While Dhaliwal has been in Penticton for more than two decades, others are far newer to the city and the country.

Coming from Germany, Olga Heinen and her two daughters landed in Canada in 2011, getting their permanent residence in 2012. For the most part, Heinen said there hasn’t been any culture shock, but she never saw the kind of landscapes she sees living in Kamloops as she did in Cologne, Germany.

“I’m so excited and happy,” she said of becoming a Canadian citizen. “I studied very hard for that (citizenship) test and passed it and I was so happy.”

Heinen’s daughter Lena, 12, said she has vague memories of Germany, having left when she was just six years old, but said she’s felt more included living in Canada than at home.

“Some people were sort of mean to me in Germany and so there’s a big difference here in Canada.
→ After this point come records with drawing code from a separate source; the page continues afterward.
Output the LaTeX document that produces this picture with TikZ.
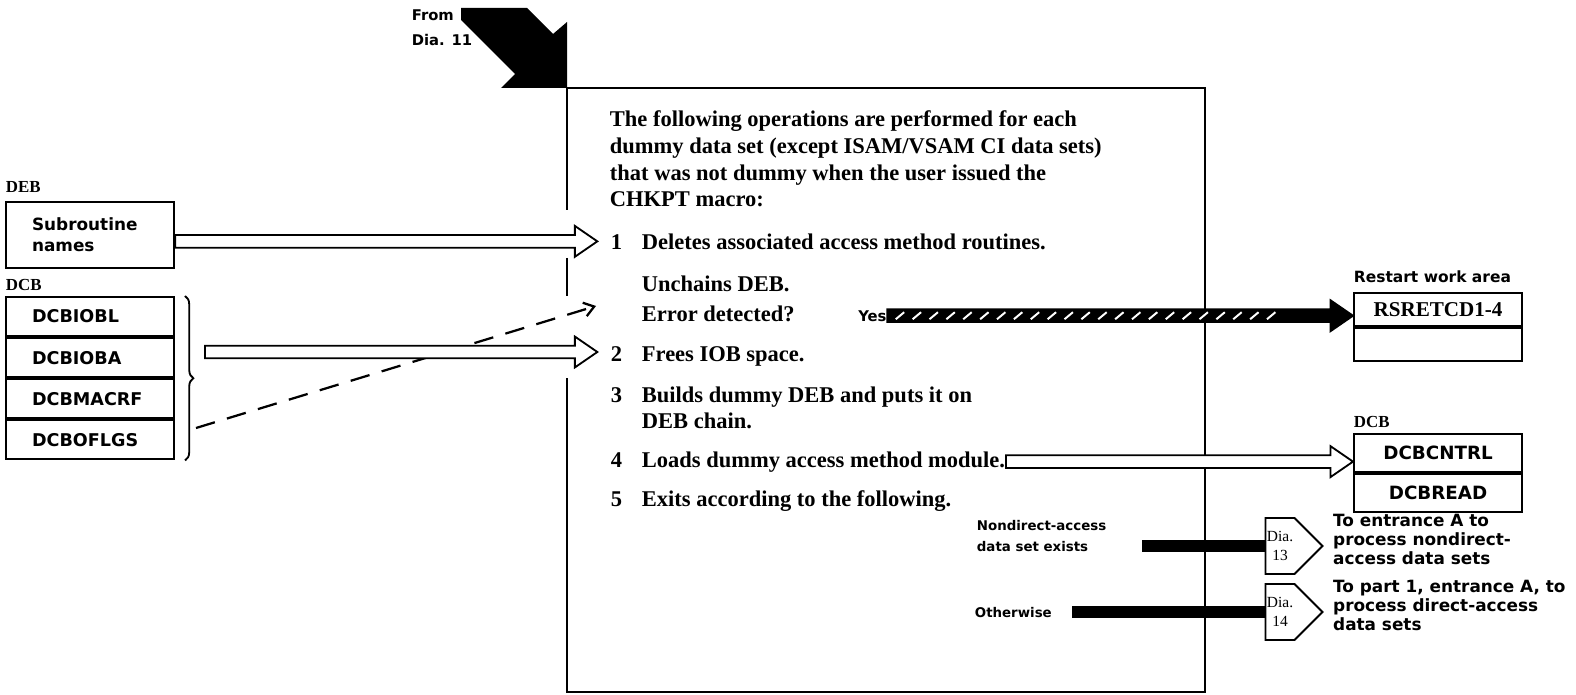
\documentclass[tikz,border=0pt]{standalone}
\usepackage{fontspec}
\setmainfont{Liberation Serif}
\setsansfont{DejaVu Sans}
\usetikzlibrary{arrows.meta, positioning, calc, shapes.symbols, decorations.pathreplacing}

% horizontal block arrow from #2 to #3
\newcommand{\blockarrow}[3][fill=white]{%
  \draw[line width=1.3pt, line join=miter, #1] let \p1=(#2), \p2=(#3) in
    (\x1,\y1+4.5pt) -- (\x2-16pt,\y1+4.5pt) -- (\x2-16pt,\y1+11pt) -- (\x2,\y1)
    -- (\x2-16pt,\y1-11pt) -- (\x2-16pt,\y1-4.5pt) -- (\x1,\y1-4.5pt) -- cycle;}

\begin{document}
\begin{tikzpicture}[
    x=0.025cm, y=-0.025cm, line width=1.3pt,
    boxtext/.style={font=\bfseries\fontsize{16}{19.1}\selectfont, inner sep=0pt, anchor=base west},
    hdr/.style={font=\bfseries\fontsize{12}{14}\selectfont, inner sep=0pt, anchor=base west},
    lbl/.style={font=\sffamily\bfseries\fontsize{9.5}{15}\selectfont, inner sep=0pt, align=left},
    field/.style={draw, line width=1.5pt, minimum width=4.2cm, minimum height=0.975cm,
                  inner sep=0pt, font=\sffamily\bfseries\fontsize{12.5}{15}\selectfont},
    lfield/.style={field, text width=2.9cm, align=left},
    exitbar/.style={line width=8.5pt},
    offpage/.style={signal, signal to=east, draw, fill=white, line width=1.3pt,
                    minimum width=1.3cm, minimum height=1.4cm, inner sep=1pt,
                    align=center, font=\fontsize{11}{14}\selectfont},
    totext/.style={lbl, anchor=north west, font=\sffamily\bfseries\fontsize{12}{13.5}\selectfont}
  ]
    \useasboundingbox (0,0) rectangle (1576,695);

    % entry from Dia. 11
    \node[lbl, anchor=north west, font=\sffamily\bfseries\fontsize{10.5}{17.5}\selectfont]
      (from) at (411,9) {From\\Dia. 11};
    \fill (567,88) -- ++(0,-66) -- ++(-14,12) -- ++(-26,-26) -- ++(-66,0)
      -- ++(0,12) -- ++(54,54) -- ++(-14,14) -- cycle;

    % process box
    \draw (567,210) -- (567,88) -- (1205,88) -- (1205,692) -- (567,692) -- (567,378);
    \draw (567,258) -- (567,296);

    \node[boxtext, align=left] (intro) at (609,207)
      {The following operations are performed for each\\
       dummy data set (except ISAM/VSAM CI data sets)\\
       that was not dummy when the user issued the\\
       CHKPT macro:};
    \node[boxtext] (n1) at (610,249) {1};
    \node[boxtext] (s1) at (641,249) {Deletes associated access method routines.};
    \node[boxtext] (s1b) at (641,291) {Unchains DEB.};
    \node[boxtext] (s1c) at (641,321) {Error detected?};
    \node[lbl, anchor=base west, font=\sffamily\bfseries\fontsize{10.5}{12}\selectfont]
      (yes) at ([xshift=44pt]s1c.base east) {Yes};
    \node[boxtext] (n2) at (610,361) {2};
    \node[boxtext] (s2) at (641,361) {Frees IOB space.};
    \node[boxtext] (n3) at (610,402) {3};
    \node[boxtext, align=left, font=\bfseries\fontsize{16}{18.4}\selectfont] (s3) at (641,428)
      {Builds dummy DEB and puts it on\\DEB chain.};
    \node[boxtext] (n4) at (610,467) {4};
    \node[boxtext] (s4) at (641,467) {Loads dummy access method module.};
    \node[boxtext] (n5) at (610,506) {5};
    \node[boxtext] (s5) at (641,506) {Exits according to the following.};

    % exits
    \node[lbl, anchor=north west] (cond1) at (976,519) {Nondirect-access\\data set exists};
    \node[lbl, anchor=west] (cond2) at (974,613) {Otherwise};
    \node[offpage] (dia13) at (1280,546) {Dia.\\13};
    \node[offpage] (dia14) at (1280,612) {Dia.\\14};
    \node[totext] (to13) at ([xshift=6pt, yshift=3pt]dia13.east |- dia13.north)
      {To entrance A to\\process nondirect-\\access data sets};
    \node[totext] (to14) at ([xshift=6pt, yshift=3pt]dia14.east |- dia14.north)
      {To part 1, entrance A, to\\process direct-access\\data sets};
    \coordinate (bar1) at (1142,546);
    \coordinate (bar2) at (1072,612);
    \draw[exitbar] (bar1) -- (dia13.west);
    \draw[exitbar] (bar2) -- (dia14.west);

    % input areas
    \node[hdr] (deblbl) at (5,193) {DEB};
    \node[lfield, anchor=north west, minimum height=1.65cm,
          font=\sffamily\bfseries\fontsize{12}{15}\selectfont] (deb) at (5,201) {Subroutine\\names};
    \node[hdr] (dcblbl) at (5,290) {DCB};
    \node[lfield, anchor=north west] (dcb1) at (5,296) {DCBIOBL};
    \node[lfield, below=0pt of dcb1] (dcb2) {DCBIOBA};
    \node[lfield, below=0pt of dcb2] (dcb3) {DCBMACRF};
    \node[lfield, below=0pt of dcb3] (dcb4) {DCBOFLGS};
    \draw[decorate, decoration={brace, amplitude=6pt}]
      ([xshift=7pt]dcb1.north east) -- ([xshift=7pt]dcb4.south east);
    \coordinate (dcbtail) at (205,352);
    \coordinate (dashtail) at (196,428);
    \coordinate (errtip) at (596,306);

    % output areas
    \node[lbl, anchor=base west, font=\sffamily\bfseries\fontsize{11}{14}\selectfont]
      (rswa) at (1353,283) {Restart work area};
    \node[field, anchor=north west, minimum height=0.825cm,
          font=\bfseries\fontsize{15}{18}\selectfont] (rs1) at (1353,292) {RSRETCD1-4};
    \node[field, below=0pt of rs1, minimum height=0.825cm] (rs2) {};
    \node[hdr] (dcbrlbl) at (1353,427) {DCB};
    \node[field, anchor=north west, minimum height=0.95cm, font=\sffamily\bfseries\fontsize{13}{15}\selectfont]
      (dc1) at (1353,433) {DCBCNTRL};
    \node[field, below=0pt of dc1, minimum height=0.95cm, font=\sffamily\bfseries\fontsize{13}{15}\selectfont]
      (dc2) {DCBREAD};

    % connectors
    \draw[dashed, dash pattern=on 14pt off 9pt, line width=1.6pt,
          -{Straight Barb[length=7pt, width=10pt]}] (dashtail) -- (errtip);
    \blockarrow{deb.east |- s1.west}{[xshift=-9pt]n1.west}
    \blockarrow{dcbtail}{[xshift=-9pt]n2.west}
    \blockarrow{s4.east}{dc1.west}
    \blockarrow[fill=black]{yes.east}{rs1.west}
    \foreach \k in {0,...,22}
      \draw[white, line width=1.4pt] let \p1=(yes.east) in
        (\x1+6pt+\k*12pt,\y1-2.5pt) -- ++(6pt,5pt);
\end{tikzpicture}
\end{document}
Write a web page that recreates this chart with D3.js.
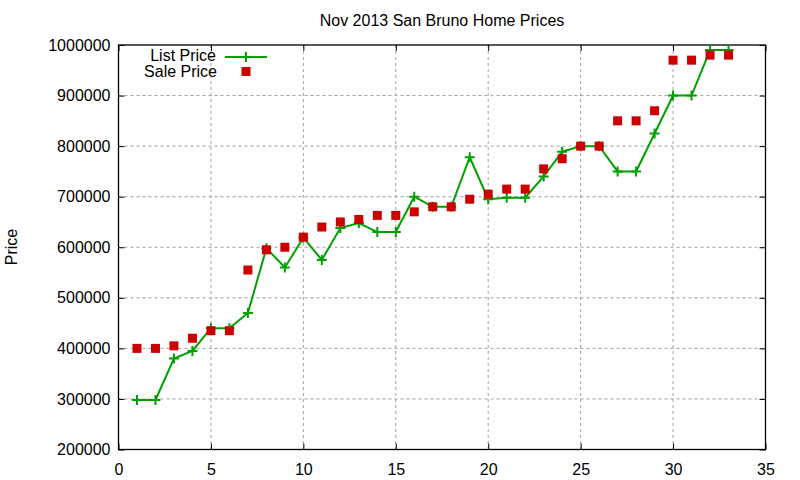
<!DOCTYPE html>
<html><head><meta charset="utf-8">
<script src="https://cdn.jsdelivr.net/npm/d3@7"></script>
<style>body{margin:0;background:#fff}svg{display:block}text{font-family:"Liberation Sans",Arial,sans-serif;fill:#000}</style>
</head><body><svg id="c" width="800" height="480"></svg>
<script>
const houses = d3.range(1, 34);
const listPrice = [298000,298000,380000,395000,440000,440000,470000,598000,560000,619000,575000,638000,648000,630000,630000,700000,680000,680000,778000,695000,698000,698000,740000,789000,800000,800000,750000,750000,825000,900000,900000,990000,990000];
const salePrice = [400000,400000,405000,420000,435000,435000,555000,595000,600000,620000,640000,650000,655000,663000,663000,670000,680000,680000,695000,705000,715000,715000,755000,775000,800000,800000,850000,850000,870000,970000,970000,980000,980000];
const xTicks = [0,5,10,15,20,25,30,35];
const yTicks = [200000,300000,400000,500000,600000,700000,800000,900000,1000000];
const title = "Nov 2013 San Bruno Home Prices";
const yLabel = "Price";
const seriesNames = ["List Price","Sale Price"];

const svg = d3.select("#c");
const L=118.5, R=765.5, T=45, B=449.5;
const x = d3.scaleLinear().domain([0,35]).range([L,R]);
const y = d3.scaleLinear().domain([200000,1000000]).range([B,T]);

// grid
const g = svg.append("g");
g.selectAll(".gx").data(xTicks.slice(1,-1)).enter().append("line")
 .attr("x1",d=>x(d)).attr("x2",d=>x(d)).attr("y1",T).attr("y2",B)
 .attr("stroke","#a0a0a0").attr("stroke-width",1).attr("stroke-dasharray","3,3");
g.selectAll(".gy").data(yTicks.slice(1,-1)).enter().append("line")
 .attr("x1",L).attr("x2",R).attr("y1",d=>y(d)).attr("y2",d=>y(d))
 .attr("stroke","#a0a0a0").attr("stroke-width",1).attr("stroke-dasharray","3,3");

// axes
const ax = svg.append("g").attr("transform",`translate(0,${B})`)
 .call(d3.axisBottom(x).tickValues(xTicks).tickSize(-6).tickPadding(14).tickFormat(d3.format("d")));
const ay = svg.append("g").attr("transform",`translate(${L},0)`)
 .call(d3.axisLeft(y).tickValues(yTicks).tickSize(-6).tickPadding(8).tickFormat(d3.format("d")));
const axT = svg.append("g").attr("transform",`translate(0,${T})`)
 .call(d3.axisTop(x).tickValues(xTicks).tickSize(-6).tickFormat(""));
const ayR = svg.append("g").attr("transform",`translate(${R},0)`)
 .call(d3.axisRight(y).tickValues(yTicks).tickSize(-6).tickFormat(""));
[ax,ay,axT,ayR].forEach(a=>{
  a.select(".domain").remove();
  a.selectAll("line").attr("stroke","#000");
  a.selectAll("text").style("font-size","16px").style("font-family","'Liberation Sans',Arial,sans-serif").attr("fill","#000");
});
svg.append("rect").attr("x",L).attr("y",T).attr("width",R-L).attr("height",B-T)
 .attr("fill","none").attr("stroke","#000").attr("stroke-width",1.3);

// title & label
svg.append("text").attr("x",(L+R)/2).attr("y",26).attr("text-anchor","middle").style("font-size","16px").text(title);
svg.append("text").attr("transform","translate(17,247) rotate(-90)").attr("text-anchor","middle").style("font-size","16px").text(yLabel);

const green="#00a000", red="#cc0000";
// list line
svg.append("path").datum(houses.map((h,i)=>[h,listPrice[i]]))
 .attr("d",d3.line().x(d=>x(d[0])).y(d=>y(d[1])))
 .attr("fill","none").attr("stroke",green).attr("stroke-width",2);
const plus = (sel, cx, cy) => sel.append("path").attr("d",`M${cx-5},${cy}H${cx+5}M${cx},${cy-5}V${cy+5}`).attr("stroke",green).attr("stroke-width",2);
houses.forEach((h,i)=>plus(svg, x(h), y(listPrice[i])));
// sale squares
svg.selectAll(".sq").data(houses).enter().append("rect")
 .attr("x",(d,i)=>x(d)-4.5).attr("y",(d,i)=>y(salePrice[i])-4.5).attr("width",9).attr("height",9).attr("fill",red);

// legend
svg.append("text").attr("x",216).attr("y",61).attr("text-anchor","end").style("font-size","16px").text(seriesNames[0]);
svg.append("text").attr("x",217).attr("y",77).attr("text-anchor","end").style("font-size","16px").text(seriesNames[1]);
svg.append("line").attr("x1",225).attr("x2",267).attr("y1",57).attr("y2",57).attr("stroke",green).attr("stroke-width",2);
plus(svg,246,57);
svg.append("rect").attr("x",241.5).attr("y",67).attr("width",9).attr("height",9).attr("fill",red);
</script></body></html>
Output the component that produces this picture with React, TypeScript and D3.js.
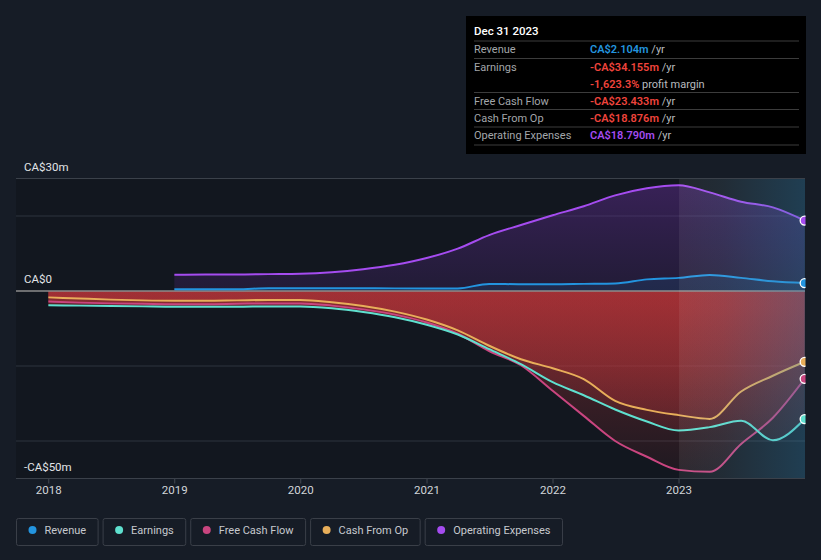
import React from 'react';
import * as d3 from 'd3';

// ---- data (CA$ millions) ----
const lossDates = [
  '2017-12-31', '2018-03-31', '2018-06-30', '2018-09-30',
  '2018-12-31', '2019-03-31', '2019-06-30', '2019-09-30',
  '2019-12-31', '2020-03-31', '2020-06-30', '2020-09-30',
  '2020-12-31', '2021-03-31', '2021-06-30', '2021-09-30',
  '2021-12-31', '2022-03-31', '2022-06-30', '2022-09-30',
  '2022-12-31', '2023-03-31', '2023-06-30', '2023-09-30',
  '2023-12-31',
];
const earnings = [
  -3.8, -3.9, -4.0, -4.1, -4.2, -4.2, -4.2, -4.1, -4.1, -4.6, -5.6, -7.0,
  -9.0, -11.6, -15.5, -19.5, -24.3, -27.8, -31.6, -34.8, -37.2, -36.3, -34.6, -39.8,
  -34.155,
];
const freeCashFlow = [
  -2.8, -3.1, -3.3, -3.4, -3.5, -3.5, -3.4, -3.3, -3.3, -3.9, -4.9, -6.3,
  -8.4, -11.4, -16.0, -19.8, -26.6, -33.3, -40.0, -44.2, -47.7, -48.2, -40.8, -33.8,
  -23.433,
];
const cashFromOp = [
  -1.7, -2.0, -2.3, -2.5, -2.6, -2.6, -2.5, -2.4, -2.4, -3.0, -4.0, -5.5,
  -7.6, -10.5, -14.6, -18.2, -20.6, -23.5, -29.3, -31.7, -33.1, -34.1, -26.8, -22.6,
  -18.876,
];
const revDates = [
  '2018-12-31', '2019-03-31', '2019-06-30', '2019-09-30',
  '2019-12-31', '2020-03-31', '2020-06-30', '2020-09-30',
  '2020-12-31', '2021-03-31', '2021-06-30', '2021-09-30',
  '2021-12-31', '2022-03-31', '2022-06-30', '2022-09-30',
  '2022-12-31', '2023-03-31', '2023-06-30', '2023-09-30',
  '2023-12-31',
];
const revenue = [
  0.45, 0.45, 0.45, 0.75, 0.75, 0.75, 0.75, 0.7, 0.7, 0.7, 1.9, 1.8,
  1.8, 1.9, 2.0, 3.1, 3.5, 4.3, 3.5, 2.6, 2.104,
];
const opex = [
  4.3, 4.4, 4.4, 4.5, 4.6, 5.0, 5.8, 7.0, 8.8, 11.3, 14.9, 17.6,
  20.2, 22.6, 25.5, 27.4, 28.2, 26.3, 23.8, 22.3, 18.79,
];

const yearTicks = ['2018', '2019', '2020', '2021', '2022', '2023'];
const gridValues = [20, -20, -40];
const yLabels = [
  { v: 30, t: 'CA$30m' },
  { v: 0, t: 'CA$0' },
  { v: -50, t: '-CA$50m' },
];

const legendItems = [
  { name: 'Revenue', color: '#2394df' },
  { name: 'Earnings', color: '#5fe0cf' },
  { name: 'Free Cash Flow', color: '#c9457f' },
  { name: 'Cash From Op', color: '#e8ae5a' },
  { name: 'Operating Expenses', color: '#a54cf0' },
];

const tooltipTitle = 'Dec 31 2023';
const tooltipRows = [
  { label: 'Revenue', value: 'CA$2.104m', suffix: ' /yr', color: '#2394df' },
  { label: 'Earnings', value: '-CA$34.155m', suffix: ' /yr', color: '#f0443c' },
  { label: '', value: '-1,623.3%', suffix: ' profit margin', color: '#f0443c' },
  { label: 'Free Cash Flow', value: '-CA$23.433m', suffix: ' /yr', color: '#f0443c' },
  { label: 'Cash From Op', value: '-CA$18.876m', suffix: ' /yr', color: '#f0443c' },
  { label: 'Operating Expenses', value: 'CA$18.790m', suffix: ' /yr', color: '#a54cf0' },
];

const FONT = 'Roboto, "Noto Sans", sans-serif';
const LEGEND_FS = 11;

function measure(text: string, size: number) {
  if (typeof document === 'undefined') return text.length * size * 0.5;
  const c = document.createElement('canvas');
  const ctx = c.getContext('2d');
  if (!ctx) return text.length * size * 0.5;
  ctx.font = `${size}px Roboto`;
  return ctx.measureText(text).width;
}

export default function App() {
  const W = 821;
  const H = 560;
  const plotL = 16;
  const plotR = 805;
  const plotT = 178.5;
  const plotB = 478.5;

  const parse = d3.timeParse('%Y-%m-%d');
  const x = d3
    .scaleTime()
    .domain([new Date(2018, 0, 1), new Date(2024, 0, 1)])
    .range([48.7, 805]);
  const y = d3.scaleLinear().domain([-50, 30]).range([plotB, plotT]);

  const mk = (dates: string[], vals: number[]) =>
    dates.map((d, i) => ({ d: parse(d) as Date, v: vals[i] }));

  const sEarn = mk(lossDates, earnings);
  const sFcf = mk(lossDates, freeCashFlow);
  const sCfo = mk(lossDates, cashFromOp);
  const sRev = mk(revDates, revenue);
  const sOpex = mk(revDates, opex);

  const line = d3
    .line<{ d: Date; v: number }>()
    .x((p) => x(p.d))
    .y((p) => y(p.v))
    .curve(d3.curveMonotoneX);
  const area = d3
    .area<{ d: Date; v: number }>()
    .x((p) => x(p.d))
    .y0(y(0))
    .y1((p) => y(p.v))
    .curve(d3.curveMonotoneX);

  const hlX = x(new Date(2023, 0, 1));

  // legend layout
  let lx = 16.5;
  const legend = legendItems.map((it) => {
    const w = 28 + measure(it.name, LEGEND_FS) + 12;
    const r = { ...it, x: lx, w };
    lx += w + 5;
    return r;
  });

  const series = [
    { s: sFcf, c: legendItems[2].color },
    { s: sEarn, c: legendItems[1].color },
    { s: sCfo, c: legendItems[3].color },
    { s: sRev, c: legendItems[0].color },
    { s: sOpex, c: legendItems[4].color },
  ];

  const rowY = [53, 70.5, 87.5, 104.5, 122, 139];
  const sepY = [41, 58.5, 92.5, 109.5, 127, 145];

  return (
    <div style={{ position: 'absolute', left: 0, top: 0 }}>
      <svg width={W} height={H} style={{ display: 'block', fontFamily: FONT }}>
        <defs>
          <linearGradient id="gPurple" gradientUnits="userSpaceOnUse" x1="0" y1={plotT} x2="0" y2={y(0)}>
            <stop offset="0" stopColor="#6a2fa0" stopOpacity="0.45" />
            <stop offset="1" stopColor="#5a2b8a" stopOpacity="0.22" />
          </linearGradient>
          <linearGradient id="gRed" gradientUnits="userSpaceOnUse" x1="0" y1={y(0)} x2="0" y2={plotB}>
            <stop offset="0" stopColor="#c4363a" stopOpacity="0.42" />
            <stop offset="1" stopColor="#c4363a" stopOpacity="0.06" />
          </linearGradient>
          <linearGradient id="gHl" gradientUnits="userSpaceOnUse" x1={hlX} y1="0" x2={plotR} y2="0">
            <stop offset="0" stopColor="#1a7ab0" stopOpacity="0" />
            <stop offset="0.35" stopColor="#1a7ab0" stopOpacity="0.06" />
            <stop offset="1" stopColor="#1a7ab0" stopOpacity="0.28" />
          </linearGradient>
          <clipPath id="plotClip">
            <rect x={plotL} y={plotT - 2} width={plotR - plotL} height={plotB - plotT + 4} />
          </clipPath>
          <clipPath id="dotClip">
            <rect x={plotL} y={plotT - 10} width={plotR - plotL + 0.5} height={plotB - plotT + 20} />
          </clipPath>
        </defs>

        <rect x={0} y={0} width={W} height={H} fill="#161c26" />
        <rect x={plotL} y={plotT} width={plotR - plotL} height={plotB - plotT} fill="#12171f" />

        {/* grid */}
        {gridValues.map((g) => (
          <line key={g} x1={plotL} x2={plotR} y1={y(g)} y2={y(g)} stroke="#1f252e" strokeWidth={2} />
        ))}

        <g clipPath="url(#plotClip)">
          {/* areas */}
          <path d={area(sOpex) || ''} fill="url(#gPurple)" />
          <path d={area(sRev) || ''} fill="#2394df" fillOpacity={0.12} />
          <path d={area(sFcf) || ''} fill="url(#gRed)" />
          <path d={area(sEarn) || ''} fill="url(#gRed)" />
          <path d={area(sCfo) || ''} fill="url(#gRed)" />

          {/* zero line */}
          <line x1={plotL} x2={plotR} y1={y(0)} y2={y(0)} stroke="#8d8d8d" strokeWidth={1.6} />

          {/* lines */}
          {series.map((s, i) => (
            <path key={i} d={line(s.s) || ''} fill="none" stroke={s.c} strokeWidth={2} />
          ))}

          {/* highlight */}
          <rect x={hlX} y={plotT} width={plotR - hlX} height={plotB - plotT} fill="#ffffff" fillOpacity={0.07} />
          <rect x={hlX} y={plotT} width={plotR - hlX} height={plotB - plotT} fill="url(#gHl)" />
        </g>

        {/* top and bottom borders */}
        <line x1={plotL} x2={plotR} y1={plotT} y2={plotT} stroke="#3b414a" strokeWidth={1.2} />
        <line x1={plotL} x2={plotR} y1={plotB} y2={plotB} stroke="#3b414a" strokeWidth={1.2} />

        {/* x ticks */}
        {yearTicks.map((t) => {
          const xx = x(new Date(+t, 0, 1));
          return (
            <g key={t}>
              <line x1={xx} x2={xx} y1={plotB} y2={plotB + 5} stroke="#3b414a" strokeWidth={1.2} />
              <text x={xx} y={494} fill="#d2d5d9" fontSize={11.5} textAnchor="middle">
                {t}
              </text>
            </g>
          );
        })}

        {/* y labels */}
        {yLabels.map((l) => (
          <text key={l.t} x={24} y={y(l.v) - 8} fill="#e2e4e7" fontSize={11.5}>
            {l.t}
          </text>
        ))}

        {/* end dots */}
        <g clipPath="url(#dotClip)">
          {series.map((s, i) => {
            const p = s.s[s.s.length - 1];
            return (
              <circle key={i} cx={x(p.d)} cy={y(p.v)} r={4.5} fill={s.c} stroke="#ffffff" strokeWidth={1.3} />
            );
          })}
        </g>

        {/* tooltip */}
        <rect x={466} y={16} width={340} height={138} fill="#000000" />
        <text x={474} y={35} fill="#ffffff" fontSize={11.5} fontWeight={500}>
          {tooltipTitle}
        </text>
        {sepY.map((sy, i) => (
          <line key={i} x1={474} x2={799} y1={sy} y2={sy} stroke="#3c3c3c" strokeWidth={1} />
        ))}
        {tooltipRows.map((r, i) => (
          <g key={i}>
            {r.label && (
              <text x={474} y={rowY[i]} fill="#a3a6aa" fontSize={11}>
                {r.label}
              </text>
            )}
            <text x={590} y={rowY[i]} fontSize={11}>
              <tspan fill={r.color} fontWeight={600}>
                {r.value}
              </tspan>
              <tspan fill="#b8bbbf">{r.suffix}</tspan>
            </text>
          </g>
        ))}

        {/* legend */}
        {legend.map((it) => (
          <g key={it.name}>
            <rect x={it.x} y={518.5} width={it.w} height={27} rx={2} fill="none" stroke="#3a3f48" strokeWidth={1} />
            <circle cx={it.x + 16} cy={530} r={4} fill={it.color} />
            <text x={it.x + 28} y={534} fill="#c6c9ce" fontSize={LEGEND_FS}>
              {it.name}
            </text>
          </g>
        ))}
      </svg>
    </div>
  );
}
I feel way more welcome here, and so I’m really happy to live here.”

South Okanagan Immigrant and Community Services program manager Tahira Saeed said while big cities tend to get their citizenship ceremonies on, or near, Canada Day the group tried to get Penticton’s ceremony as close to Canada’s birthday as possible.

“This was the closest we could get, and we are very happy with that,” Saeed said, noting the significance of Canada’s 150th birthday coming up.

This this the third year Penticton has hosted a citizenship ceremony, Saeed said laws have changed to make the process to citizenship a little bit faster than it was last year. The 85 who participated on Thursday is just four shy of the number expected, but still a boost over the 60 who participated last year.

While the 85 new citizens just missed the most recent B.C. election by a hair, their next chance to vote will come up in fall 2018 when municipal elections come around again.

“People are excited. Especially each year, going through different elections, whether it’s municipal, federal or provincial. People are eager to participate,” said Saeed.

For now, Yadav says it’s time to pick up a passport and celebrate.

“(Feeling) very refreshed as a Canadian citizen,” he said following the ceremony. “Party tonight.”